EXERCISE DETAILS
Copy the data below exactly, omitting any picture it contains.

● ● ● ● ● ● ●

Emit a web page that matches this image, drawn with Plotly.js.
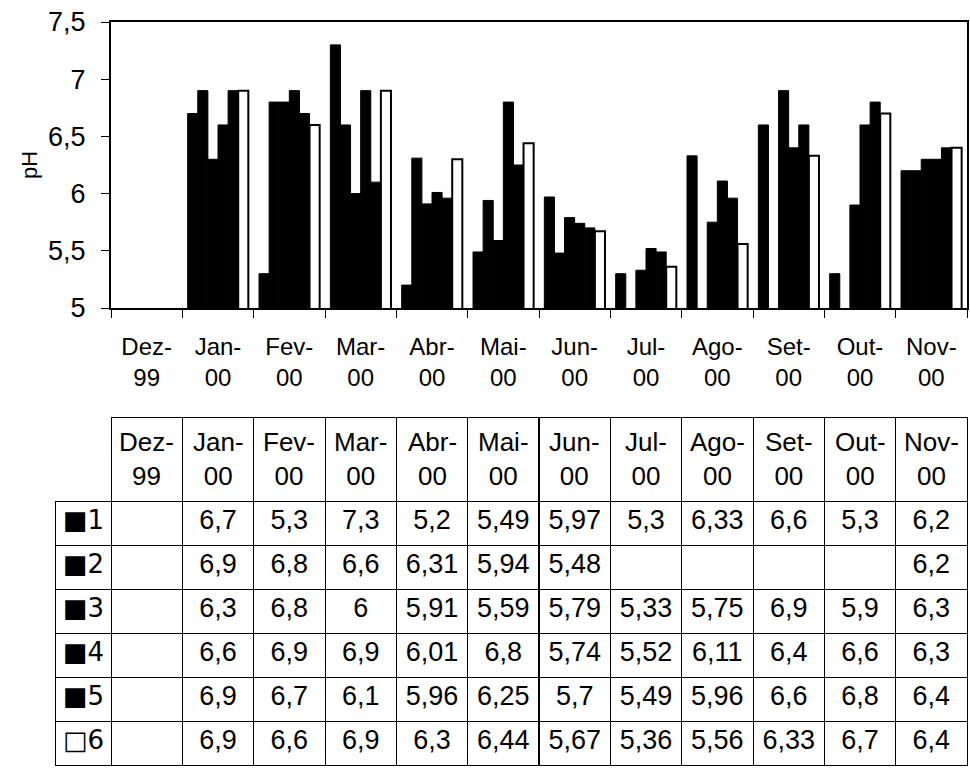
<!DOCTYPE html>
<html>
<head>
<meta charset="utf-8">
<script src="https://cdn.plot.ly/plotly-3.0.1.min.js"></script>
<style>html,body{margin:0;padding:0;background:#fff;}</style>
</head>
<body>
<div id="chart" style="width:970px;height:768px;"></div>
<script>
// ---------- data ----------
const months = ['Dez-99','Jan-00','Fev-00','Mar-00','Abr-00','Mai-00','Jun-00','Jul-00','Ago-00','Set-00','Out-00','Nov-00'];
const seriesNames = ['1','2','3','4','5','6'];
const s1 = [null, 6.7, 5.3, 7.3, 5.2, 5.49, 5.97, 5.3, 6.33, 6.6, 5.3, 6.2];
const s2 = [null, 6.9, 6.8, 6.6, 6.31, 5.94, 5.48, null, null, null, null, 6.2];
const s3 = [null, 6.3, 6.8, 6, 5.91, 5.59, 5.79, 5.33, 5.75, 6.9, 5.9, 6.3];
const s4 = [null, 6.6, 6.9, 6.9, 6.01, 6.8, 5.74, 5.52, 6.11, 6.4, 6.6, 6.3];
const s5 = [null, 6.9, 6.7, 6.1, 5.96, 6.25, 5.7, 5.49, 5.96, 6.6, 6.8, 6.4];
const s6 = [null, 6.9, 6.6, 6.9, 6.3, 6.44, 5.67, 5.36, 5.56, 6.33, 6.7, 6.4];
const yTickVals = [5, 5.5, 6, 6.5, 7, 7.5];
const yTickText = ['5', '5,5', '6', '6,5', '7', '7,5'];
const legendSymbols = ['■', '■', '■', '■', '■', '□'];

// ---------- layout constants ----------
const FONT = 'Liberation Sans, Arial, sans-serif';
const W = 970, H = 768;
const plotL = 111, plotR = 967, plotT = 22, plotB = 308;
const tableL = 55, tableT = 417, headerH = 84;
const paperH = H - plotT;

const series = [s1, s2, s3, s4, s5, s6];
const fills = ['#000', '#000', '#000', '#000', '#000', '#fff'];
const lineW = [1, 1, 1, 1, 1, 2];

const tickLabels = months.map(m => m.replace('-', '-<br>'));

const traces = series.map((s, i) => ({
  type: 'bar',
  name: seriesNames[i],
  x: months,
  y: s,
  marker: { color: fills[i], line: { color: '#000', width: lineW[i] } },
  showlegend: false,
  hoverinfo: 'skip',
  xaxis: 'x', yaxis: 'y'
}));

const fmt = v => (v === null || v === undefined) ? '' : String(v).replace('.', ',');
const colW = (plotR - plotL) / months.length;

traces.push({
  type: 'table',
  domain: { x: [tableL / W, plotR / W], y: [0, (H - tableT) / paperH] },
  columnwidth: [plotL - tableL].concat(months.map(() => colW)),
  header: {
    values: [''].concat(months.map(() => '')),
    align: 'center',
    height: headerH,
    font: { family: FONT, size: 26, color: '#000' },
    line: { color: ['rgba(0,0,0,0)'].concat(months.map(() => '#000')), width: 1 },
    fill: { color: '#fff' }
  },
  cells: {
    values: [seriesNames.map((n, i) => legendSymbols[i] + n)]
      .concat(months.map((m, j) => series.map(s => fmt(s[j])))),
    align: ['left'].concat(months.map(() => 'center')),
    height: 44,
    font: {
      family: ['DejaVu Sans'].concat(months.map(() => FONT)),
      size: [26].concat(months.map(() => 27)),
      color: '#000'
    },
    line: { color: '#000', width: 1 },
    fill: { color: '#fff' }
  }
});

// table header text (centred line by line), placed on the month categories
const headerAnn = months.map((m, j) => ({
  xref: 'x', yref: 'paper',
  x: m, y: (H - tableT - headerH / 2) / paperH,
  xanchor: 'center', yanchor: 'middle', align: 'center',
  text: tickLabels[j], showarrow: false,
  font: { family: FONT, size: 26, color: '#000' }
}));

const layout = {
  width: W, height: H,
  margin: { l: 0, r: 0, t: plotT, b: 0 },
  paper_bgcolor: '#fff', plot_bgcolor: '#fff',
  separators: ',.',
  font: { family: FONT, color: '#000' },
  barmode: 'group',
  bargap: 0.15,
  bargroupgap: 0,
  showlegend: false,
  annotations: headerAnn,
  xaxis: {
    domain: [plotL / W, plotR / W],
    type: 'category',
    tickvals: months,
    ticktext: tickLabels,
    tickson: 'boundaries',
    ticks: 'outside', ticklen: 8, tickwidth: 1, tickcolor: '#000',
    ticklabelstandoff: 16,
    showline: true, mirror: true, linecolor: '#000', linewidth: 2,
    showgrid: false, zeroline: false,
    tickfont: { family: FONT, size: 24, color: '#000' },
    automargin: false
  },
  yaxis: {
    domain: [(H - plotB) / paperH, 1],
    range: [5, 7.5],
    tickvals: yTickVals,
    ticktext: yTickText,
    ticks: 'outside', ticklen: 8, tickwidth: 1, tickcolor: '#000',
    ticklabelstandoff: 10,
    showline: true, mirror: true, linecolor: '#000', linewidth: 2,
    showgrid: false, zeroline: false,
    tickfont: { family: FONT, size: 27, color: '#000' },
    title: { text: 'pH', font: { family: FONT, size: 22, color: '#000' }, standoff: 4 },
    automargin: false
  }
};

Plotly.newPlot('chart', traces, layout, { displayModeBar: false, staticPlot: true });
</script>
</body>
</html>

● ● ● ● ● ● ●

FINAL RESULT
Emit a web page that matches this image, drawn with Plotly.js.
<!DOCTYPE html>
<html>
<head>
<meta charset="utf-8">
<script src="https://cdn.plot.ly/plotly-3.0.1.min.js"></script>
<style>html,body{margin:0;padding:0;background:#fff;}</style>
</head>
<body>
<div id="chart" style="width:970px;height:768px;"></div>
<script>
// ---------- data ----------
const months = ['Dez-99','Jan-00','Fev-00','Mar-00','Abr-00','Mai-00','Jun-00','Jul-00','Ago-00','Set-00','Out-00','Nov-00'];
const seriesNames = ['1','2','3','4','5','6'];
const s1 = [null, 6.7, 5.3, 7.3, 5.2, 5.49, 5.97, 5.3, 6.33, 6.6, 5.3, 6.2];
const s2 = [null, 6.9, 6.8, 6.6, 6.31, 5.94, 5.48, null, null, null, null, 6.2];
const s3 = [null, 6.3, 6.8, 6, 5.91, 5.59, 5.79, 5.33, 5.75, 6.9, 5.9, 6.3];
const s4 = [null, 6.6, 6.9, 6.9, 6.01, 6.8, 5.74, 5.52, 6.11, 6.4, 6.6, 6.3];
const s5 = [null, 6.9, 6.7, 6.1, 5.96, 6.25, 5.7, 5.49, 5.96, 6.6, 6.8, 6.4];
const s6 = [null, 6.9, 6.6, 6.9, 6.3, 6.44, 5.67, 5.36, 5.56, 6.33, 6.7, 6.4];
const yTickVals = [5, 5.5, 6, 6.5, 7, 7.5];
const yTickText = ['5', '5,5', '6', '6,5', '7', '7,5'];
const legendSymbols = ['■', '■', '■', '■', '■', '□'];

// ---------- layout constants ----------
const FONT = 'Liberation Sans, Arial, sans-serif';
const W = 970, H = 768;
const plotL = 111, plotR = 967, plotT = 22, plotB = 308;
const tableL = 55, tableT = 417, headerH = 84;
const paperH = H - plotT;

const series = [s1, s2, s3, s4, s5, s6];
const fills = ['#000', '#000', '#000', '#000', '#000', '#fff'];
const lineW = [1, 1, 1, 1, 1, 2];

const tickLabels = months.map(m => m.replace('-', '-<br>'));

const traces = series.map((s, i) => ({
  type: 'bar',
  name: seriesNames[i],
  x: months,
  y: s,
  marker: { color: fills[i], line: { color: '#000', width: lineW[i] } },
  showlegend: false,
  hoverinfo: 'skip',
  xaxis: 'x', yaxis: 'y'
}));

const fmt = v => (v === null || v === undefined) ? '' : String(v).replace('.', ',');
const colW = (plotR - plotL) / months.length;

traces.push({
  type: 'table',
  domain: { x: [tableL / W, plotR / W], y: [0, (H - tableT) / paperH] },
  columnwidth: [plotL - tableL].concat(months.map(() => colW)),
  header: {
    values: [''].concat(months.map(() => '')),
    align: 'center',
    height: headerH,
    font: { family: FONT, size: 26, color: '#000' },
    line: { color: ['rgba(0,0,0,0)'].concat(months.map(() => '#000')), width: 1 },
    fill: { color: '#fff' }
  },
  cells: {
    values: [seriesNames.map((n, i) => legendSymbols[i] + n)]
      .concat(months.map((m, j) => series.map(s => fmt(s[j])))),
    align: ['left'].concat(months.map(() => 'center')),
    height: 44,
    font: {
      family: ['DejaVu Sans'].concat(months.map(() => FONT)),
      size: [26].concat(months.map(() => 27)),
      color: '#000'
    },
    line: { color: '#000', width: 1 },
    fill: { color: '#fff' }
  }
});

// table header text (centred line by line), placed on the month categories
const headerAnn = months.map((m, j) => ({
  xref: 'x', yref: 'paper',
  x: m, y: (H - tableT - headerH / 2) / paperH,
  xanchor: 'center', yanchor: 'middle', align: 'center',
  text: tickLabels[j], showarrow: false,
  font: { family: FONT, size: 26, color: '#000' }
}));

const layout = {
  width: W, height: H,
  margin: { l: 0, r: 0, t: plotT, b: 0 },
  paper_bgcolor: '#fff', plot_bgcolor: '#fff',
  separators: ',.',
  font: { family: FONT, color: '#000' },
  barmode: 'group',
  bargap: 0.15,
  bargroupgap: 0,
  showlegend: false,
  annotations: headerAnn,
  xaxis: {
    domain: [plotL / W, plotR / W],
    type: 'category',
    tickvals: months,
    ticktext: tickLabels,
    tickson: 'boundaries',
    ticks: 'outside', ticklen: 8, tickwidth: 1, tickcolor: '#000',
    ticklabelstandoff: 16,
    showline: true, mirror: true, linecolor: '#000', linewidth: 2,
    showgrid: false, zeroline: false,
    tickfont: { family: FONT, size: 24, color: '#000' },
    automargin: false
  },
  yaxis: {
    domain: [(H - plotB) / paperH, 1],
    range: [5, 7.5],
    tickvals: yTickVals,
    ticktext: yTickText,
    ticks: 'outside', ticklen: 8, tickwidth: 1, tickcolor: '#000',
    ticklabelstandoff: 10,
    showline: true, mirror: true, linecolor: '#000', linewidth: 2,
    showgrid: false, zeroline: false,
    tickfont: { family: FONT, size: 27, color: '#000' },
    title: { text: 'pH', font: { family: FONT, size: 22, color: '#000' }, standoff: 4 },
    automargin: false
  }
};

Plotly.newPlot('chart', traces, layout, { displayModeBar: false, staticPlot: true });
</script>
</body>
</html>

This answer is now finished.